Need help on production configuration

Hi

Need help in Production configuration for Druid cluster

I need to setup a druid cluster with HDFS as deep storage and to run hadoop batch indexing jobs with TB scale of data

Questions

  1. What should be machine configurations(CPU, memory, disk) of ingestion service in order to perform fast ingestion. (Only batch indexing using hadoop indexing task required. N real time ingestion)

  2. What should be the number of historical and broker nodes and machine configuration for them (CPU, memory, disk)

  3. Should I used same hadoop setup for indexing job as well as HDFS deep storage

  4. Is there any impact in query performance if I use multinode HDFS for deep storage in comparison to single node Hadoop cluster

  5. What is the advantage of using multiple historical node . How it will impact on query performance

Thanks and Regards,

Ankit Gupta

Hi Ankit,

  1. Druid’s usage of Hadoop is not too different from a generic aggregation-oriented Hadoop job. I think this guideline from Hortonworks is pretty reasonable: http://docs.hortonworks.com/HDPDocuments/HDP1/HDP-1.3.1/bk_cluster-planning-guide/content/balanced-workloads-deployments.html.

  2. The documentation has some example production configs for historical and broker nodes: http://druid.io/docs/latest/Production-Cluster-Configuration.html. The number of historicals you need will depend on the size of your indexed data, which varies from dataset to dataset. For most datasets, it will be smaller than the raw data. But you should still do some test indexing to find out for yourself. Most modestly sized deployments will be fine with 1 broker (or 2 for high-availability). Larger deployments may want to add a broker for every 20–50 historical nodes, depending on the kinds of queries being run.
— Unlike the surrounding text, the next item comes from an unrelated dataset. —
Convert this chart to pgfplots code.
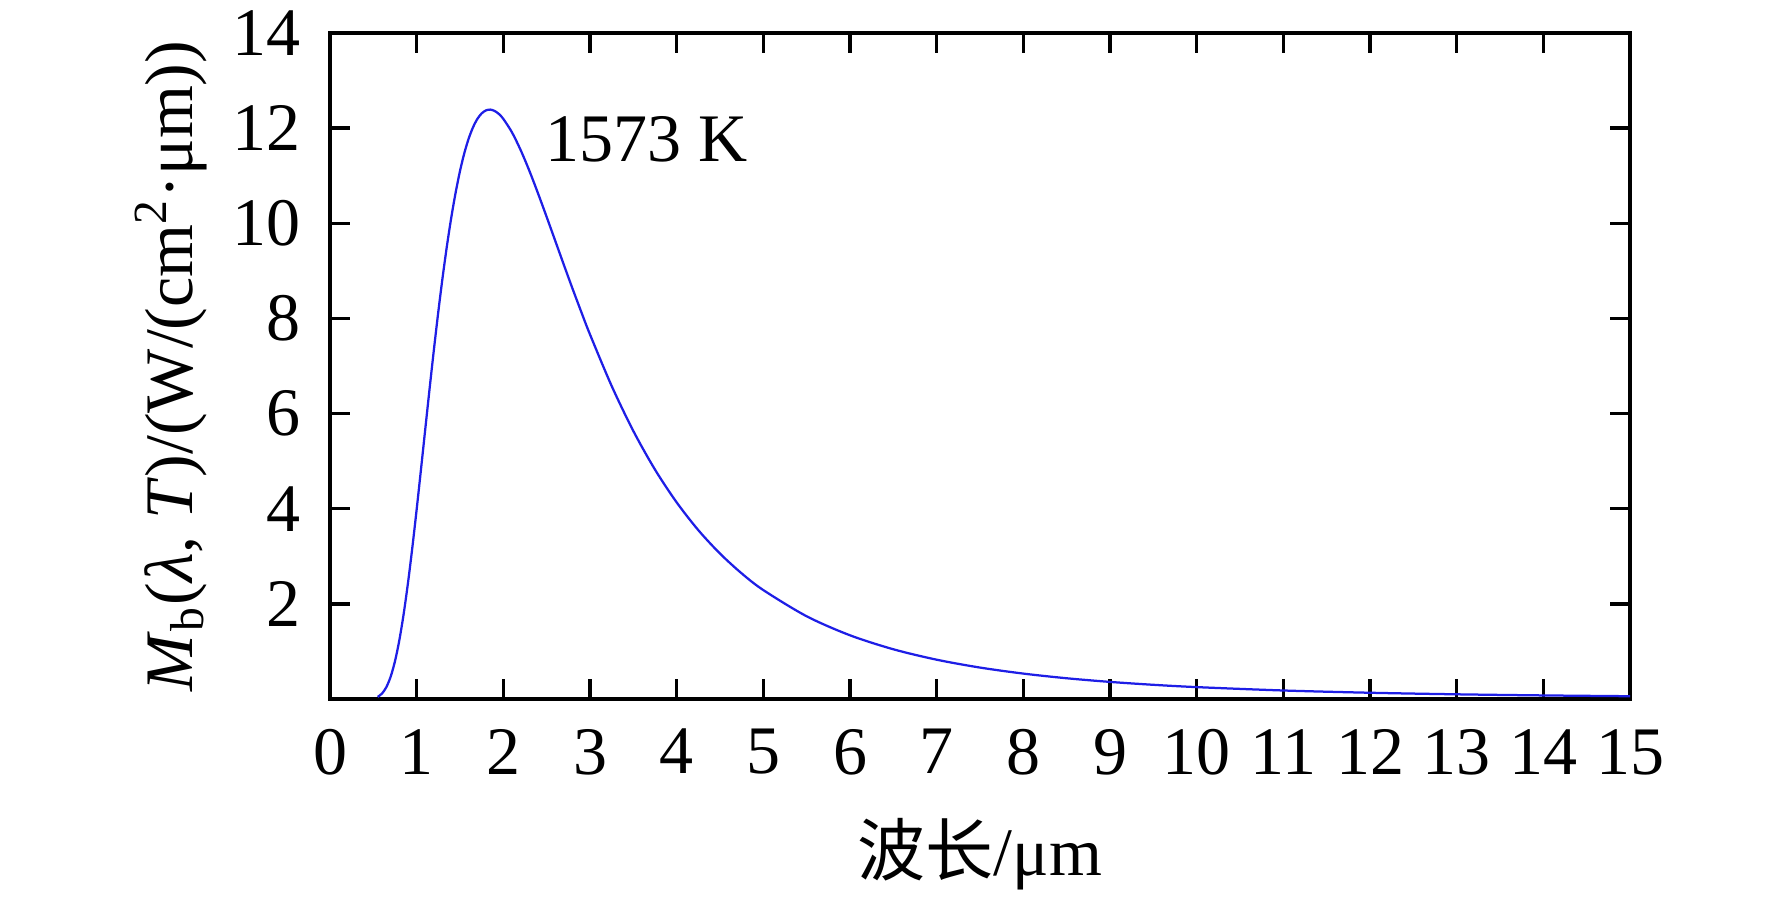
\documentclass[border=0pt]{standalone}
\usepackage{fontspec}
\setmainfont{Liberation Serif}
\newfontfamily\cjk{Noto Sans CJK SC}
\usepackage{pgfplots}
\pgfplotsset{compat=1.18}
\begin{document}
\fontsize{13.6}{16}\selectfont
\begin{tikzpicture}
\begin{axis}[
  scale only axis,
  width=260pt, height=133.2pt,
  xmin=0, xmax=15, ymin=0, ymax=14,
  xtick={0,1,...,15},
  ytick={2,4,...,14},
  tick align=inside,
  major tick length=4pt,
  tick style={line width=0.66pt, black},
  axis line style={line width=0.66pt},
  /pgf/number format/assume math mode=true,
  ticklabel style={font=\fontsize{13.6}{16}\selectfont},
  xticklabel style={yshift=-1.3pt},
  yticklabel style={xshift=-1.1pt},
  xlabel={{\cjk 波长}/μm},
  xlabel style={at={(axis description cs:0.5,-0.2643)}, anchor=base, font=\fontsize{13.6}{16}\selectfont},
  ylabel={\textit{M}\textsubscript{b}(\textit{λ}, \textit{T})/(W/(cm\textsuperscript{2}·μm))},
  ylabel style={at={(axis description cs:-0.1223,0.5)}, anchor=center, font=\fontsize{13.6}{16}\selectfont},
]
\addplot[color={rgb,255:red,30;green,30;blue,230}, line width=0.45pt, smooth, tension=0.5] coordinates {
(0.55,0.0445) (0.6,0.1152) (0.65,0.2495) (0.7,0.4706) (0.75,0.7965) (0.8,1.2362)
(0.85,1.7886) (0.9,2.4437) (0.95,3.184) (1.0,3.9874) (1.05,4.830) (1.1,5.687)
(1.15,6.538) (1.2,7.362) (1.25,8.145) (1.3,8.872) (1.35,9.535) (1.4,10.129)
(1.45,10.649) (1.5,11.100) (1.55,11.475) (1.6,11.780) (1.65,12.017) (1.7,12.193)
(1.75,12.310) (1.8,12.374) (1.85,12.390) (1.9,12.361) (1.95,12.296) (2.0,12.194)
(2.1,11.911) (2.2,11.538) (2.3,11.105) (2.4,10.630) (2.5,10.133) (2.6,9.626)
(2.7,9.118) (2.8,8.618) (2.9,8.133) (3.0,7.663) (3.25,6.580) (3.5,5.634)
(3.75,4.822) (4.0,4.133) (4.25,3.549) (4.5,3.0567) (4.75,2.6407) (5.0,2.2894)
(5.5,1.7389) (6.0,1.3393) (6.5,1.0455) (7.0,0.8264) (7.5,0.6609) (8.0,0.5343)
(8.5,0.4362) (9.0,0.3595) (9.5,0.2987) (10,0.2501) (11,0.17916) (12,0.13155)
(13,0.09870) (14,0.07546) (15,0.05865)
};
\node[anchor=base west, inner sep=0pt] at (axis cs:2.48,11.29) {1573 K};
\coordinate (sw) at (rel axis cs:0,0);
\coordinate (ne) at (rel axis cs:1,1);
\end{axis}
\pgfresetboundingbox
\path ([shift={(-66pt,-39.4pt)}]sw) rectangle ([shift={(28.4pt,6.6pt)}]ne);
\end{tikzpicture}
\end{document}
  3. Sure, that would work fine.

  4. No, since historical nodes always pull down segments and cache them locally before serving queries. In other words: performance of your HDFS cluster affects how long it will take for newly indexed data to appear in your Druid cluster, but won’t affect Druid query performance.
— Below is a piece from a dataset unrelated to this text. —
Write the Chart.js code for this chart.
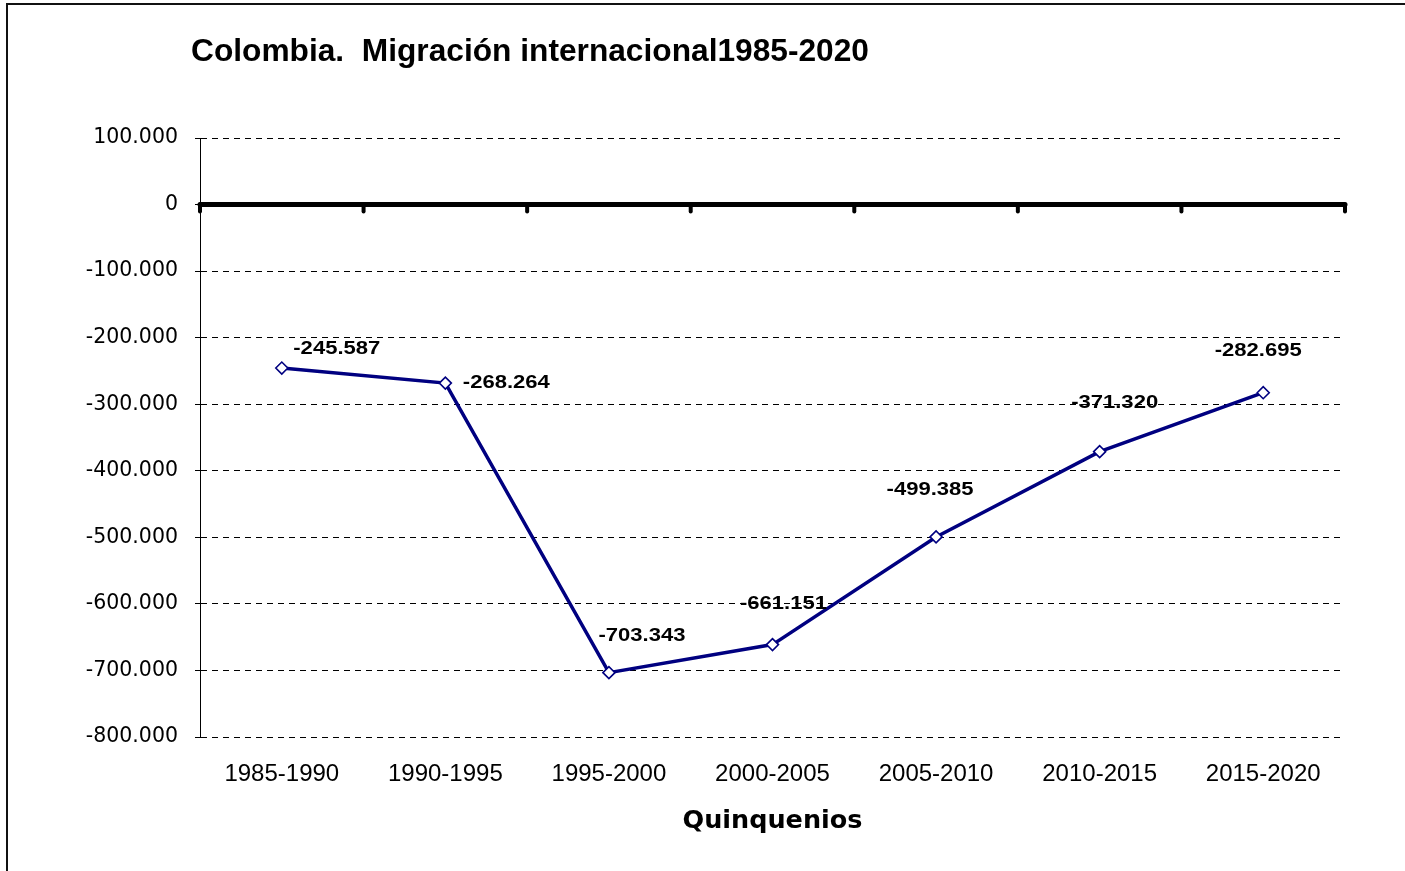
<!DOCTYPE html>
<html>
<head>
<meta charset="utf-8">
<script src="https://cdn.jsdelivr.net/npm/chart.js@4/dist/chart.umd.min.js"></script>
<style>
  html, body { margin: 0; padding: 0; background: #fff; }
  #wrap { width: 1405px; height: 871px; position: relative; }
</style>
</head>
<body>
<div id="wrap"><canvas id="migChart" width="1405" height="871"></canvas></div>
<script>
const periods = ['1985-1990', '1990-1995', '1995-2000', '2000-2005', '2005-2010', '2010-2015', '2015-2020'];
const netMigration = [-245587, -268264, -703343, -661151, -499385, -371320, -282695];
const yMin = -800000;
const yMax = 100000;
const yStep = 100000;
const titleText = 'Colombia.  Migración internacional1985-2020';
const xTitle = 'Quinquenios';

// miles con punto, como en el original
const fmt = n => String(n).replace(/\B(?=(\d{3})+(?!\d))/g, '.');

// where each label sits relative to its point (hand placed in the original)
const labelOffsets = [[55, -19], [61, 0], [33, -37], [11, -41], [-6, -47], [15, -49], [-5, -42]];

const extras = {
    id: 'extras',
    beforeDraw(chart) {
        const ctx = chart.ctx;
        ctx.save();
        ctx.fillStyle = '#fff';
        ctx.fillRect(0, 0, chart.width, chart.height);
        // frame
        ctx.strokeStyle = '#111';
        ctx.lineWidth = 2;
        ctx.beginPath();
        ctx.moveTo(7, chart.height + 5);
        ctx.lineTo(7, 4);
        ctx.lineTo(chart.width + 5, 4);
        ctx.stroke();
        // title
        ctx.fillStyle = '#000';
        ctx.font = 'bold 31.7px "Liberation Sans", Arial, sans-serif';
        ctx.textAlign = 'left';
        ctx.textBaseline = 'middle';
        ctx.fillText(titleText, 191, 52);
        ctx.restore();
    },
    beforeDatasetsDraw(chart) {
        // thick zero line with the category tick marks
        const {ctx, chartArea} = chart;
        const xs = chart.scales.x;
        const y0 = chart.scales.y.getPixelForValue(0);
        ctx.save();
        ctx.strokeStyle = '#000';
        ctx.lineCap = 'round';
        ctx.lineWidth = 5;
        ctx.beginPath();
        ctx.moveTo(chartArea.left, y0);
        ctx.lineTo(chartArea.right, y0);
        ctx.stroke();
        ctx.lineWidth = 4;
        for (let i = 0; i <= periods.length; i++) {
            let x;
            if (i === 0) x = chartArea.left;
            else if (i === periods.length) x = chartArea.right;
            else x = (xs.getPixelForValue(i - 1) + xs.getPixelForValue(i)) / 2;
            ctx.beginPath();
            ctx.moveTo(x, y0);
            ctx.lineTo(x, y0 + 7);
            ctx.stroke();
        }
        ctx.restore();
    },
    afterDatasetsDraw(chart) {
        const ctx = chart.ctx;
        const meta = chart.getDatasetMeta(0);
        ctx.save();
        ctx.fillStyle = '#000';
        ctx.font = 'bold 19px "Liberation Sans", Arial, sans-serif';
        ctx.textAlign = 'center';
        ctx.textBaseline = 'middle';
        meta.data.forEach((pt, i) => {
            const off = labelOffsets[i];
            // the original text is drawn a bit wider than plain Arial
            ctx.save();
            ctx.translate(pt.x + off[0], pt.y + off[1]);
            ctx.scale(1.16, 1);
            ctx.fillText(fmt(netMigration[i]), 0, 0);
            ctx.restore();
        });
        ctx.restore();
    }
};

new Chart(document.getElementById('migChart'), {
    type: 'line',
    data: {
        labels: periods,
        datasets: [{
            data: netMigration,
            borderColor: '#000080',
            borderWidth: 3.5,
            tension: 0,
            pointStyle: 'rectRot',
            pointRadius: 6,
            pointBorderWidth: 1.6,
            pointBackgroundColor: '#fff',
            pointBorderColor: '#000080'
        }]
    },
    options: {
        responsive: false,
        animation: false,
        layout: { padding: { left: 0, right: 60, top: 138, bottom: 0 } },
        plugins: {
            legend: { display: false },
            title: { display: false },
            tooltip: { enabled: false }
        },
        scales: {
            x: {
                type: 'category',
                offset: true,
                grid: { display: false, drawTicks: false },
                border: { display: false },
                ticks: {
                    padding: 23,
                    color: '#000',
                    font: { family: '"Liberation Sans", Arial, sans-serif', size: 24 },
                    maxRotation: 0
                },
                title: {
                    display: true,
                    text: xTitle,
                    color: '#000',
                    font: { family: '"DejaVu Sans", sans-serif', size: 25.5, weight: 'bold' },
                    padding: { top: 0, bottom: 34 }
                },
                afterFit(scale) { scale.height = 134; }
            },
            y: {
                min: yMin,
                max: yMax,
                grid: { color: '#000', lineWidth: 1, tickLength: 5 },
                border: { display: true, color: '#000', width: 1, dash: [6, 5] },
                ticks: {
                    stepSize: yStep,
                    padding: 17,
                    color: '#000',
                    font: { family: '"DejaVu Sans", sans-serif', size: 20.5 },
                    callback: v => fmt(v)
                },
                afterFit(scale) { scale.width = 200; }
            }
        }
    },
    plugins: [extras]
});
</script>
</body>
</html>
  5. Having multiple historical nodes is useful for scaling out computation and for improving availability.

Hi Gian,

Thanks for the information.

I need to ingest 100Gb benchmarking data as provided in

http://druid.io/blog/2014/03/17/benchmarking-druid.html

Initially I tried with 2-3 Gb data ; Indexing service is taking lot of time around 30 minute for ingestion

I have Machine with (8 cores , 32 GB Ram) and I am using hadoop batch indexing with HDFS as deep storage. Also I am using Single node hadoop cluster

Questions:

How can I improve the ingestion performance

What settings need to be done on Single hadoop node and overlord config to improve performance

Do I need to add middle managers since I don’t need to execute many jobs in parallel

Thanks and Regards,

Ankit Gupta

For hadoop performance the usual thing to do is to figure out your bottleneck and then adjust for that. You can figure that out with stuff like “top” (cpu/memory usage) and “iostat -x 5” (disk usage). If you are actually maxing out some hardware resource (cpu/memory/disk) then you can consider getting more or different hardware, or possibly tuning the job depending on what’s being maxed out. If CPU is maxed, that might be GC related, so you could look into that. If disk is maxed while reducing, but you have spare memory, you could increase your memory allotment per reducer and also increase the rowFlushBoundary.

If you’re not maxing out a hardware resource, that probably means you simply aren’t getting enough parallelism from hadoop. That might mean you’re giving each job too much yarn memory, or maybe you don’t have enough memory capacity allocated to your NodeManager. It might also mean you don’t have “enough” reducers, which you could get more of by either indexing more data at a time or by using a smaller targetPartitionSize.

Another option is just to wait for it to finish :wink: